Turkish Baths and Egyptian Revolutions


It is difficult finding time to write about our experiences!  Nick and I are currently in Cairo, Egypt, having fled south from Turkey hoping to find warmer weather.  We were successful- it gets to be around 65 F during the day (compared to 32 F in Turkey), which is quite pleasant.  At night it is chilly since we are surrounded by desert, after all, but the hostel we have stayed in the last two nights provides thick wool blankets that keep out the chill. 
I want to rewind for a little bit to talk about my experience taking a traditional Turkish Bath in Istanbul.  Then we can get to the Egyptian Revolution!
The Turkish Bath was everything I could ever hope for in a relaxing, meditative, introspective experience.  Upon entering the Hamam, which my friend Rob and I were led to by a Turk who snagged us on the street, we had to pick which level of bath we wanted.  We went for the whole shebang, which included a 1 hour bath and a 40 minute oil massage for a total of 90 Turkish Lira, or roughly $45.  None of the 4-5 seemingly bath employees around the entry way appeared to speak English, which suggests this was not a Turkish Bath frequented by tourists.
After leaving my clothes in a small room and wrapping myself in a scrap of cloth, I was ushered through a low door into a marble chamber with many alcoves.  I was led down a hallway and found myself in a 9x9 ft room made of marble with a low marble bench around the wall and 3 basins (one on each wall) with a hot water and cold water spigot into each.  The ceiling was domed and had round 6in holes connecting to the outside covered in colored plastic or glass, giving off a rudimentary stained glass affect. 
The girl who led me in indicated I should sit, turned on the hot and cold water, picked up a scoop of water and flung in on me, then handed it to me and indicated I should continue to bath myself.  She then bobbed her head and I was left alone to relax in the warm steamy room, letting hot water trickle over my body at a leisurely pace.  After the noise and bustle of Istanbul’s streets combined with the soreness of my muscles from all the walking and hiking, this was wonderful.  I’m not sure how much time went by, but I would estimate about 25 minutes. 
The actual bathing came next. I was laid on a marble slab and was scrubbed and buffed to perfection by a lady wearing a rough mit.  She left no ground uncovered.  After the srubbing, she rinsed me and then applied soap using an amazing pillow like contraption that was dipped in a sudsy bucket and then filled with air and rung out over my body.  There were mounds of bubbles!  The lady massaged the soap into me, flipped me over, and repeated.  Then she shampooed my hair, stood me up and rinsed me some more, and declared me “finished.”

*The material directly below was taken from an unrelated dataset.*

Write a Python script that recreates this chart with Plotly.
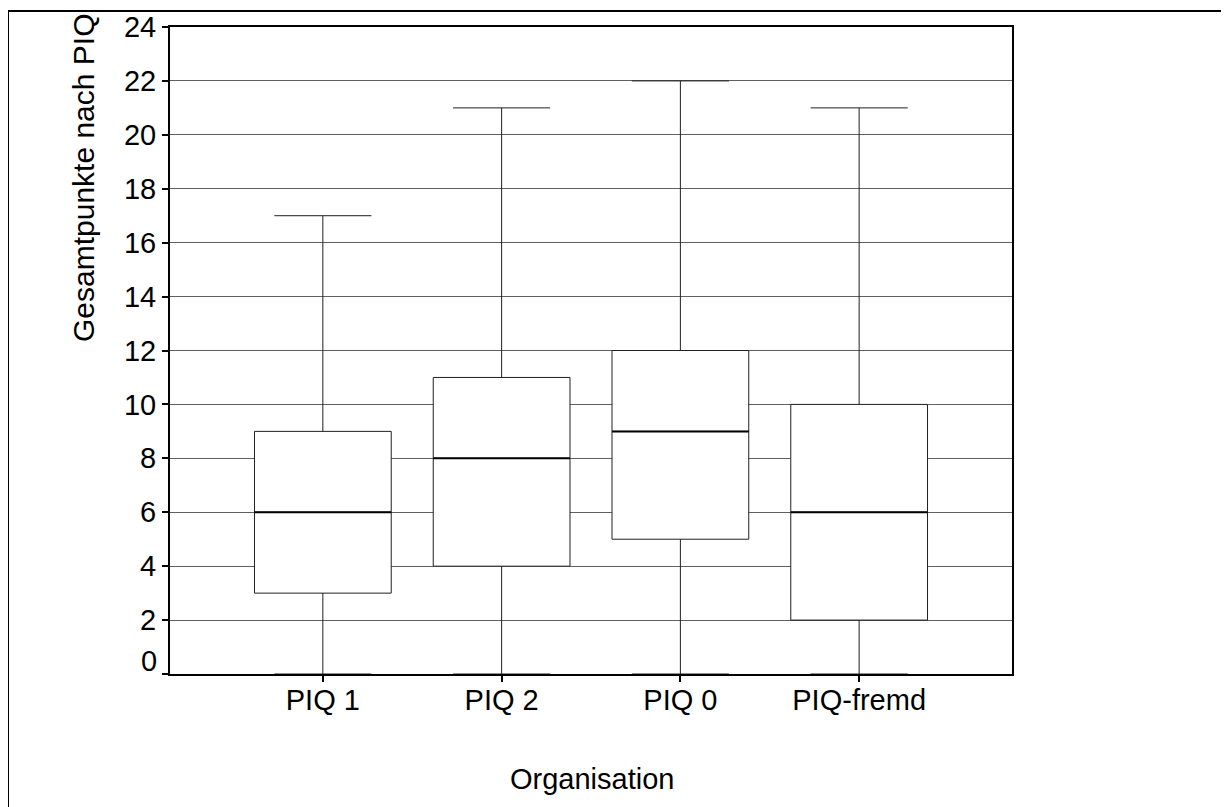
import plotly.graph_objects as go

categories = ["PIQ 1", "PIQ 2", "PIQ 0", "PIQ-fremd"]
lower_whisker = [0, 0, 0, 0]
q1_values = [3, 4, 5, 2]
median_values = [6, 8, 9, 6]
q3_values = [9, 11, 12, 10]
upper_whisker = [17, 21, 22, 21]
y_tick_values = [0, 2, 4, 6, 8, 10, 12, 14, 16, 18, 20, 22, 24]
y_tick_labels = ["", "2", "4", "6", "8", "10", "12", "14", "16", "18", "20", "22", "24"]
y_title = "Gesamtpunkte nach PIQ"
x_title = "Organisation"

FONT = "Liberation Sans, Arial, sans-serif"

OFF = 8  # page body margin
W, H = 1229, 807
# plot area in page pixels
L, R, T, B = 170, 1012, 27, 674

fig = go.Figure()

fig.add_trace(go.Box(
    x=categories,
    q1=q1_values, median=median_values, q3=q3_values,
    lowerfence=lower_whisker, upperfence=upper_whisker,
    boxpoints=False,
    width=0.765,
    whiskerwidth=0.71,
    fillcolor="white",
    line=dict(color="#202020", width=1),
    hoverinfo="skip",
    showlegend=False,
))

# thicker black median lines
fig.add_trace(go.Box(
    x=categories,
    q1=median_values, median=median_values, q3=median_values,
    lowerfence=median_values, upperfence=median_values,
    boxpoints=False,
    width=0.765,
    whiskerwidth=0,
    fillcolor="rgba(0,0,0,0)",
    line=dict(color="black", width=2),
    hoverinfo="skip",
    showlegend=False,
))

fig.update_layout(
    width=W, height=H,
    margin=dict(l=L - OFF, r=W - (R - OFF), t=T - OFF, b=H - (B - OFF), pad=0, autoexpand=False),
    paper_bgcolor="white",
    plot_bgcolor="white",
    boxmode="overlay",
    font=dict(family=FONT, size=29, color="black"),
    xaxis=dict(
        type="category",
        range=[-0.855, 3.855],
        automargin=False,
        showgrid=False,
        showline=True, linecolor="black", linewidth=2, mirror=True,
        ticks="outside", ticklen=6, tickwidth=2, tickcolor="black",
        ticklabelstandoff=-7,
        tickfont=dict(family=FONT, size=29, color="black"),
        zeroline=False,
    ),
    yaxis=dict(
        range=[0, 24],
        automargin=False,
        tickvals=y_tick_values,
        ticktext=y_tick_labels,
        showgrid=True, gridcolor="#606060", gridwidth=1,
        showline=True, linecolor="black", linewidth=2, mirror=True,
        ticks="outside", ticklen=6, tickwidth=2, tickcolor="black",
        tickfont=dict(family=FONT, size=29, color="black"),
        zeroline=False,
    ),
)

pw = R - L
ph = B - T

def px_x(p):
    return (p - L) / pw

def px_y(p):
    return (B - p) / ph

# "0" tick label placed slightly above the axis, as in the reference
fig.add_annotation(
    text="0", xref="paper", yref="paper",
    x=px_x(159), y=px_y(661), xanchor="right", yanchor="middle",
    showarrow=False, font=dict(family=FONT, size=29, color="black"),
)

fig.add_annotation(
    text=y_title, xref="paper", yref="paper",
    x=px_x(83), y=px_y(178), xanchor="center", yanchor="middle",
    textangle=-90, showarrow=False,
    font=dict(family=FONT, size=30, color="black"),
)

fig.add_annotation(
    text=x_title, xref="paper", yref="paper",
    x=px_x(592), y=px_y(779), xanchor="center", yanchor="middle",
    showarrow=False,
    font=dict(family=FONT, size=29, color="black"),
)

# outer frame (extends off the right and bottom edge)
fig.add_shape(
    type="rect", xref="paper", yref="paper",
    x0=px_x(8), x1=px_x(1260), y0=px_y(840), y1=px_y(11),
    line=dict(color="black", width=2), fillcolor="rgba(0,0,0,0)",
    layer="below",
)

fig.write_html("out.html")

I was then ushered (still in my little rag) across the building to the massage room.  I have only had two professional massages in my lifetime, but I have to say this was the best yet.  The lady was relentless.  She was actually out of breath from working on my muscles so hard!  Both hands, full speed, full pressure, for 40 minutes.  It was amazing.  She used an oil which when combined with my previous buffing resulted in the softest skin I have ever had.

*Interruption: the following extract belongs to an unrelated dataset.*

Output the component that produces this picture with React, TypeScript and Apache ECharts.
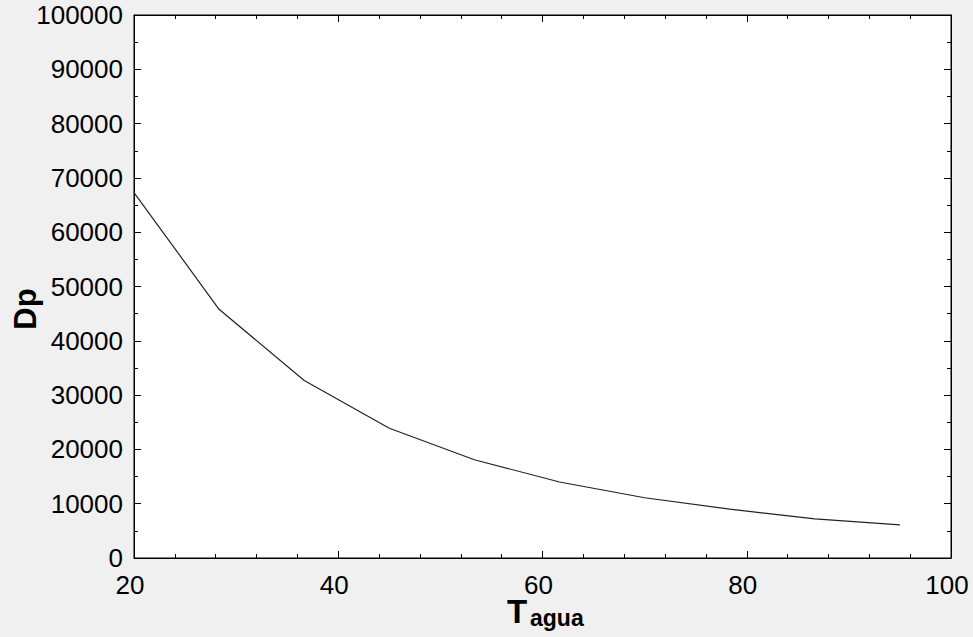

After the massage Rob and I were served delicious Apple Tea and were able to sit and relax before entering back into the chilly busy streets of Istanbul.  Nick chose not to participate in the bathing this time since he has a scar that is healing on his back, but is looking forward to it on our return trip to Turkey in March!

Cairo, Egypt
Chaos.  Hustlers. Garbage. Horns. Delicious Food. Cheap.  Noise.

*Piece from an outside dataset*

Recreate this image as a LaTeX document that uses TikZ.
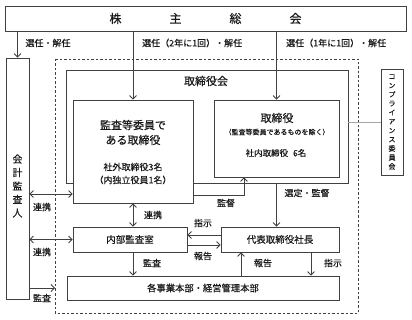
\documentclass[tikz,border=0pt]{standalone}
\usepackage{fontspec}
\setmainfont{Noto Sans CJK JP}[FakeBold=0.3]
\usetikzlibrary{arrows.meta}
\definecolor{ln}{HTML}{404040}
\definecolor{tx}{HTML}{1A1A1A}
\tikzset{
  box/.style={draw=ln, line width=0.8pt, fill=white, inner sep=0pt, text=tx, align=center},
  arr/.style={draw=ln, line width=0.8pt, -{Straight Barb[length=3.5pt,width=7pt]}},
  darr/.style={draw=ln, line width=0.8pt, {Straight Barb[length=3.5pt,width=7pt]}-{Straight Barb[length=3.5pt,width=7pt]}},
  lbl/.style={text=tx, inner sep=0pt, font=\fontsize{9}{10}\selectfont},
}
\begin{document}
\begin{tikzpicture}[x=1pt,y=-1pt]
\useasboundingbox[fill=white] (0,0) rectangle (412,320);
% dashed frame
\draw[ln, line width=0.8pt, dashed, dash pattern=on 2.5pt off 2pt] (55,59) rectangle (358,313);
% top box
\node[box, minimum width=401pt, minimum height=25pt, font=\fontsize{12}{12}\selectfont] (soukai) at (205.5,18.5) {株\hspace{48pt}主\hspace{48pt}総\hspace{48pt}会};
% accounting auditor
\node[box, minimum width=23pt, minimum height=241pt] (kaikei) at (17.5,178.5) {};
\node[lbl, align=center, font=\fontsize{10}{13.5}\selectfont] (kaikeit) at (17.5,186) {会\\計\\監\\査\\人};
% board
\node[draw=ln, line width=0.8pt, inner sep=0pt, minimum width=282pt, minimum height=113pt] (torikai) at (207,126.5) {};
\node[lbl, font=\fontsize{11}{12}\selectfont] (torikait) at (206,81) {取締役会};
\node[box, minimum width=120pt, minimum height=103pt] (kansa) at (133,151.5) {};
\node[lbl, align=center, font=\fontsize{11}{15}\selectfont] (kansat1) at (133,132.5) {監査等委員で\\ある取締役};
\node[lbl, align=center, font=\fontsize{9}{13}\selectfont] (kansat2) at (133,173.5) {社外取締役3名\\（内独立役員1名）};
\node[box, minimum width=125pt, minimum height=77pt] (tori) at (276.5,138.5) {};
\node[lbl, font=\fontsize{11}{12}\selectfont] (torit1) at (277,118) {取締役};
\node[lbl, font=\fontsize{7}{8}\selectfont] (torit2) at (277,132) {（監査等委員であるものを除く）};
\node[lbl, font=\fontsize{8.5}{10}\selectfont] (torit3) at (276,153) {社内取締役\hspace{5pt}6名};
% compliance
\node[box, minimum width=22pt, minimum height=106pt] (comp) at (392,122) {};
\node[lbl, align=center, font=\fontsize{7}{9}\selectfont] (compt) at (392,122) {コ\\ン\\プ\\ラ\\イ\\ア\\ン\\ス\\委\\員\\会};
% lower boxes
\node[box, minimum width=114pt, minimum height=25pt, font=\fontsize{9.5}{10}\selectfont] (naibu) at (130,239.5) {内部監査室};
\node[box, minimum width=118pt, minimum height=25pt, font=\fontsize{9.5}{10}\selectfont] (daihyo) at (280,239.5) {代表取締役社長};
\node[box, minimum width=272pt, minimum height=24pt, font=\fontsize{9.3}{10}\selectfont] (jigyo) at (203,288) {各事業本部・経営管理本部};
% connectors
\draw[arr] (kaikei.north |- soukai.south) -- (kaikei.north);
\draw[arr] (kansa.north |- soukai.south) -- (kansa.north);
\draw[arr] (tori.north |- soukai.south) -- (tori.north);
\draw[line width=0.6pt, draw=gray!70] (torikai.east |- comp.west) -- (comp.west);
\coordinate (kt) at (244,195);
\draw[arr] (kansa.east |- kt) -| (tori.south -| kt);
\draw[arr] (torikai.south -| tori.south) -- (daihyo.north -| tori.south);
\draw[darr] (kansa.south) -- (naibu.north -| kansa.south);
\draw[arr] (naibu.south -| kansa.south) -- (jigyo.north -| kansa.south);
\coordinate (c1) at (0,235);
\coordinate (c2) at (0,245);
\draw[arr] (daihyo.west |- c1) -- (naibu.east |- c1);
\draw[arr] (naibu.east |- c2) -- (daihyo.west |- c2);
\coordinate (c3) at (241,0);
\coordinate (c4) at (311,0);
\draw[arr] (jigyo.north -| c3) -- (daihyo.south -| c3);
\draw[arr] (daihyo.south -| c4) -- (jigyo.north -| c4);
\coordinate (c5) at (0,194);
\coordinate (c6) at (0,239.5);
\draw[darr] (kaikei.east |- c5) -- (kansa.west |- c5);
\draw[darr] (kaikei.east |- c6) -- (naibu.west |- c6);
\coordinate (dk) at (55,288);
\draw[arr] (kaikei.east |- dk) -- (dk);
% labels
\node[lbl] (l1) at (48,43) {選任・解任};
\node[lbl, anchor=west] (l2) at (142,43) {選任（2年に1回）・解任};
\node[lbl, anchor=west] (l3) at (286,43) {選任（1年に1回）・解任};
\node[lbl] (l4) at (226,203) {監督};
\node[lbl] (l5) at (307,193) {選定・監督};
\node[lbl] (l6) at (153,215) {連携};
\node[lbl] (l7) at (203,223) {指示};
\node[lbl] (l8) at (203,256) {報告};
\node[lbl] (l9) at (152,263) {監査};
\node[lbl] (l10) at (263,263) {報告};
\node[lbl] (l11) at (333,263) {指示};
\node[lbl] (l12) at (42,207) {連携};
\node[lbl] (l13) at (42,252) {連携};
\node[lbl] (l14) at (42,298) {監査};
\end{tikzpicture}
\end{document}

This is how I summarize Cairo after 2 days here.  We flew in from Istanbul, and are staying at a hostel about 2 minutes from Tahrir Square, heart of the Egyptian Revolution.  On 25 January there will be a big celebration of last year’s revolution, and already we are seeing signs of it.  People are camping on the square, and last night we saw a crowd march through the streets chanting and waving banners. The Egyptian Museum, which is right on the square, has been closed until after the “celebration” as a precautionary measure.  We have talked to several people about it and no one seems to know what to expect on the 25th, so to be safe we are taking a bus to Dahab tonight and will see more of the sites in Cairo on our way back to Turkey. 
The food is absolutely AMAZING… and SO cheap.  Nick and I can get a large dinner for the two of us for the equivalent of just a few US dollars.  The currency here is the Egyptian Pound.  The streets are absolute chaos- you have to be really gutsy to cross and just run right out in the traffic!  I will upload some  pictures of donkeys pulling carts that I liked.  More later!

1 comment:

  1. Oooh. I just love your descriptions. The Turkish Bath sounds truly wonderful. I've always wondered exactly what that entails and now I want one too! Keep having fun and keep blogging. Some of us just have to live vicariously these days.